- [Aim]
Exclude the pictures and return every line exactly as written.

- [Information shown]
## START
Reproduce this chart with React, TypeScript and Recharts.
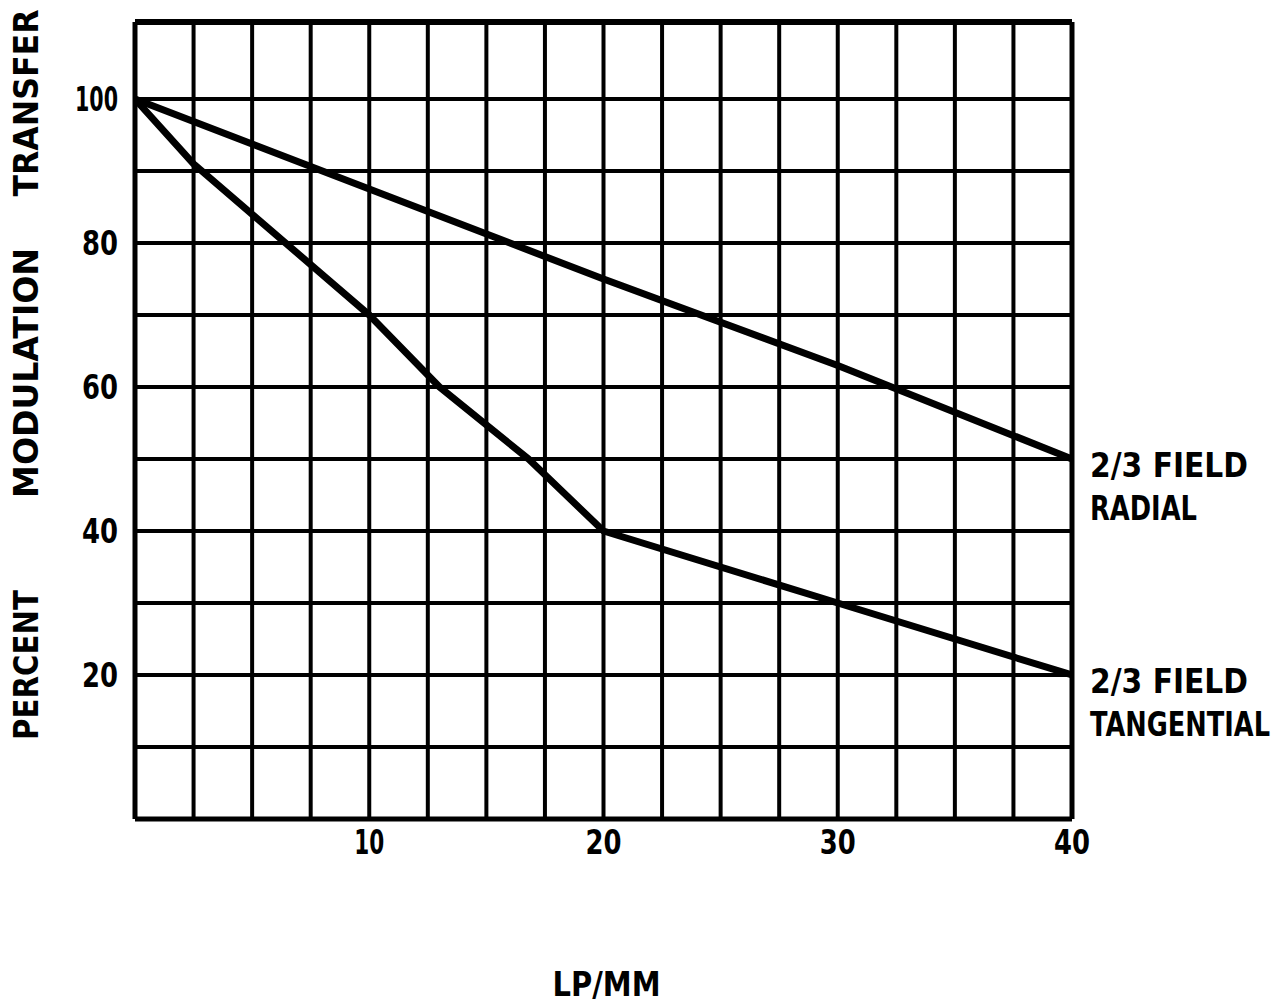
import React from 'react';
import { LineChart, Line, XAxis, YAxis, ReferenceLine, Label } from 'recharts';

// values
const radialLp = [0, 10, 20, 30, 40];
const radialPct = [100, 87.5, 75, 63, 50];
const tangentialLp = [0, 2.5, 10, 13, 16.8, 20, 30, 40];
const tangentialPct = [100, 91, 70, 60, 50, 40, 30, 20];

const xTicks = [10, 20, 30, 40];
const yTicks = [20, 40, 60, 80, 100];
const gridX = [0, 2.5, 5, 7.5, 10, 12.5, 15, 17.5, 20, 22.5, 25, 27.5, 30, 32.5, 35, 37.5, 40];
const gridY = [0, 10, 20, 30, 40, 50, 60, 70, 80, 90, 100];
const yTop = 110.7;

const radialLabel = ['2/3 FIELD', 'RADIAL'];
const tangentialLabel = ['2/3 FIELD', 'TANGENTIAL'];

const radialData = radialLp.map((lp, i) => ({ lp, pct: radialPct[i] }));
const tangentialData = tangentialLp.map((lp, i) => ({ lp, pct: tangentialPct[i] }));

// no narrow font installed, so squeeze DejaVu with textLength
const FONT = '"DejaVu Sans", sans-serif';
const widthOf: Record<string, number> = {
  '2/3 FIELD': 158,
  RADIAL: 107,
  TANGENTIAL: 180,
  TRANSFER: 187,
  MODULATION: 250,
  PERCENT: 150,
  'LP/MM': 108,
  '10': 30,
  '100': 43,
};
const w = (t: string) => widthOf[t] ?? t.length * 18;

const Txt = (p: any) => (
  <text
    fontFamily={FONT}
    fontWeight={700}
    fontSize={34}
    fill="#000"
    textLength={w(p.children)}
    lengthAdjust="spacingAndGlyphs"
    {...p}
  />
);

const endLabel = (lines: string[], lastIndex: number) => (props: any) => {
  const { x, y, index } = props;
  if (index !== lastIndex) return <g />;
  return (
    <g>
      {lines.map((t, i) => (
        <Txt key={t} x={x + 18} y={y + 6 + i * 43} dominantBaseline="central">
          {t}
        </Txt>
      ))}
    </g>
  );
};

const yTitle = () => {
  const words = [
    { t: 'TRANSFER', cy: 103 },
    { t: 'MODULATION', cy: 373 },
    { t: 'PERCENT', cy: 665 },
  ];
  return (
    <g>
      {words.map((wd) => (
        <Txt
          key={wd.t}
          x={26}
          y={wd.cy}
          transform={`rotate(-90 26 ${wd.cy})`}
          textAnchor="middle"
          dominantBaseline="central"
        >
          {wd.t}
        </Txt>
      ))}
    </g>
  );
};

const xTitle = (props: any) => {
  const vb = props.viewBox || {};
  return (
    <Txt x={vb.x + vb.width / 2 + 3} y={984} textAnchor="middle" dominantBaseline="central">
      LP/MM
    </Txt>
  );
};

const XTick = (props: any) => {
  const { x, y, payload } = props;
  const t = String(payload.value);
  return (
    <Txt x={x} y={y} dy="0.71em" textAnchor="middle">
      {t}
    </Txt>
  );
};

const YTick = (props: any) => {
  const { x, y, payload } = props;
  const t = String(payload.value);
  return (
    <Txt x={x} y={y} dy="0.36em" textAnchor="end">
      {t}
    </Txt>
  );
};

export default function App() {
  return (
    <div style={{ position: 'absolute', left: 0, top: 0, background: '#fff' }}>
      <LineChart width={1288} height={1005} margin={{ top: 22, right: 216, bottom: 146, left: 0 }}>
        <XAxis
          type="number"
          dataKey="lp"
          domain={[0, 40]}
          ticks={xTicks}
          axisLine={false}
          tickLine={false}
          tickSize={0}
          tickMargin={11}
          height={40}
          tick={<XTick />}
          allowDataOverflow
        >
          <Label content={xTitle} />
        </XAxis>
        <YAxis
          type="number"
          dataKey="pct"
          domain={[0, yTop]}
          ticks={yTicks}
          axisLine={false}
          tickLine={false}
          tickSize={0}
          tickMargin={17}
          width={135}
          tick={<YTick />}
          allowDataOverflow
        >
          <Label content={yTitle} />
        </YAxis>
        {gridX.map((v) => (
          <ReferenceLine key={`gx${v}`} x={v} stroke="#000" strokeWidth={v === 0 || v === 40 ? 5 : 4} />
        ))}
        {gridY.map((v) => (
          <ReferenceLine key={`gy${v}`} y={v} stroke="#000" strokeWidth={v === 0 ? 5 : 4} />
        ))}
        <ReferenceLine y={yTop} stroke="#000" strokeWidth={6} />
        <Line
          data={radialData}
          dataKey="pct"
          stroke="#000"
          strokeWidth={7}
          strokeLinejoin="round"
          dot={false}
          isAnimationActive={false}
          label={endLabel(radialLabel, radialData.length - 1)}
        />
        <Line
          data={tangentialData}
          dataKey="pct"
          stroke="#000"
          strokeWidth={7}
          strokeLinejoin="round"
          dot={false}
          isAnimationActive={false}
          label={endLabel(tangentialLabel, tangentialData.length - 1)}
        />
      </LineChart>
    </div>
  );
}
## END
- [Final result]
Reproduce this chart with React, TypeScript and Recharts.
import React from 'react';
import { LineChart, Line, XAxis, YAxis, ReferenceLine, Label } from 'recharts';

// values
const radialLp = [0, 10, 20, 30, 40];
const radialPct = [100, 87.5, 75, 63, 50];
const tangentialLp = [0, 2.5, 10, 13, 16.8, 20, 30, 40];
const tangentialPct = [100, 91, 70, 60, 50, 40, 30, 20];

const xTicks = [10, 20, 30, 40];
const yTicks = [20, 40, 60, 80, 100];
const gridX = [0, 2.5, 5, 7.5, 10, 12.5, 15, 17.5, 20, 22.5, 25, 27.5, 30, 32.5, 35, 37.5, 40];
const gridY = [0, 10, 20, 30, 40, 50, 60, 70, 80, 90, 100];
const yTop = 110.7;

const radialLabel = ['2/3 FIELD', 'RADIAL'];
const tangentialLabel = ['2/3 FIELD', 'TANGENTIAL'];

const radialData = radialLp.map((lp, i) => ({ lp, pct: radialPct[i] }));
const tangentialData = tangentialLp.map((lp, i) => ({ lp, pct: tangentialPct[i] }));

// no narrow font installed, so squeeze DejaVu with textLength
const FONT = '"DejaVu Sans", sans-serif';
const widthOf: Record<string, number> = {
  '2/3 FIELD': 158,
  RADIAL: 107,
  TANGENTIAL: 180,
  TRANSFER: 187,
  MODULATION: 250,
  PERCENT: 150,
  'LP/MM': 108,
  '10': 30,
  '100': 43,
};
const w = (t: string) => widthOf[t] ?? t.length * 18;

const Txt = (p: any) => (
  <text
    fontFamily={FONT}
    fontWeight={700}
    fontSize={34}
    fill="#000"
    textLength={w(p.children)}
    lengthAdjust="spacingAndGlyphs"
    {...p}
  />
);

const endLabel = (lines: string[], lastIndex: number) => (props: any) => {
  const { x, y, index } = props;
  if (index !== lastIndex) return <g />;
  return (
    <g>
      {lines.map((t, i) => (
        <Txt key={t} x={x + 18} y={y + 6 + i * 43} dominantBaseline="central">
          {t}
        </Txt>
      ))}
    </g>
  );
};

const yTitle = () => {
  const words = [
    { t: 'TRANSFER', cy: 103 },
    { t: 'MODULATION', cy: 373 },
    { t: 'PERCENT', cy: 665 },
  ];
  return (
    <g>
      {words.map((wd) => (
        <Txt
          key={wd.t}
          x={26}
          y={wd.cy}
          transform={`rotate(-90 26 ${wd.cy})`}
          textAnchor="middle"
          dominantBaseline="central"
        >
          {wd.t}
        </Txt>
      ))}
    </g>
  );
};

const xTitle = (props: any) => {
  const vb = props.viewBox || {};
  return (
    <Txt x={vb.x + vb.width / 2 + 3} y={984} textAnchor="middle" dominantBaseline="central">
      LP/MM
    </Txt>
  );
};

const XTick = (props: any) => {
  const { x, y, payload } = props;
  const t = String(payload.value);
  return (
    <Txt x={x} y={y} dy="0.71em" textAnchor="middle">
      {t}
    </Txt>
  );
};

const YTick = (props: any) => {
  const { x, y, payload } = props;
  const t = String(payload.value);
  return (
    <Txt x={x} y={y} dy="0.36em" textAnchor="end">
      {t}
    </Txt>
  );
};

export default function App() {
  return (
    <div style={{ position: 'absolute', left: 0, top: 0, background: '#fff' }}>
      <LineChart width={1288} height={1005} margin={{ top: 22, right: 216, bottom: 146, left: 0 }}>
        <XAxis
          type="number"
          dataKey="lp"
          domain={[0, 40]}
          ticks={xTicks}
          axisLine={false}
          tickLine={false}
          tickSize={0}
          tickMargin={11}
          height={40}
          tick={<XTick />}
          allowDataOverflow
        >
          <Label content={xTitle} />
        </XAxis>
        <YAxis
          type="number"
          dataKey="pct"
          domain={[0, yTop]}
          ticks={yTicks}
          axisLine={false}
          tickLine={false}
          tickSize={0}
          tickMargin={17}
          width={135}
          tick={<YTick />}
          allowDataOverflow
        >
          <Label content={yTitle} />
        </YAxis>
        {gridX.map((v) => (
          <ReferenceLine key={`gx${v}`} x={v} stroke="#000" strokeWidth={v === 0 || v === 40 ? 5 : 4} />
        ))}
        {gridY.map((v) => (
          <ReferenceLine key={`gy${v}`} y={v} stroke="#000" strokeWidth={v === 0 ? 5 : 4} />
        ))}
        <ReferenceLine y={yTop} stroke="#000" strokeWidth={6} />
        <Line
          data={radialData}
          dataKey="pct"
          stroke="#000"
          strokeWidth={7}
          strokeLinejoin="round"
          dot={false}
          isAnimationActive={false}
          label={endLabel(radialLabel, radialData.length - 1)}
        />
        <Line
          data={tangentialData}
          dataKey="pct"
          stroke="#000"
          strokeWidth={7}
          strokeLinejoin="round"
          dot={false}
          isAnimationActive={false}
          label={endLabel(tangentialLabel, tangentialData.length - 1)}
        />
      </LineChart>
    </div>
  );
}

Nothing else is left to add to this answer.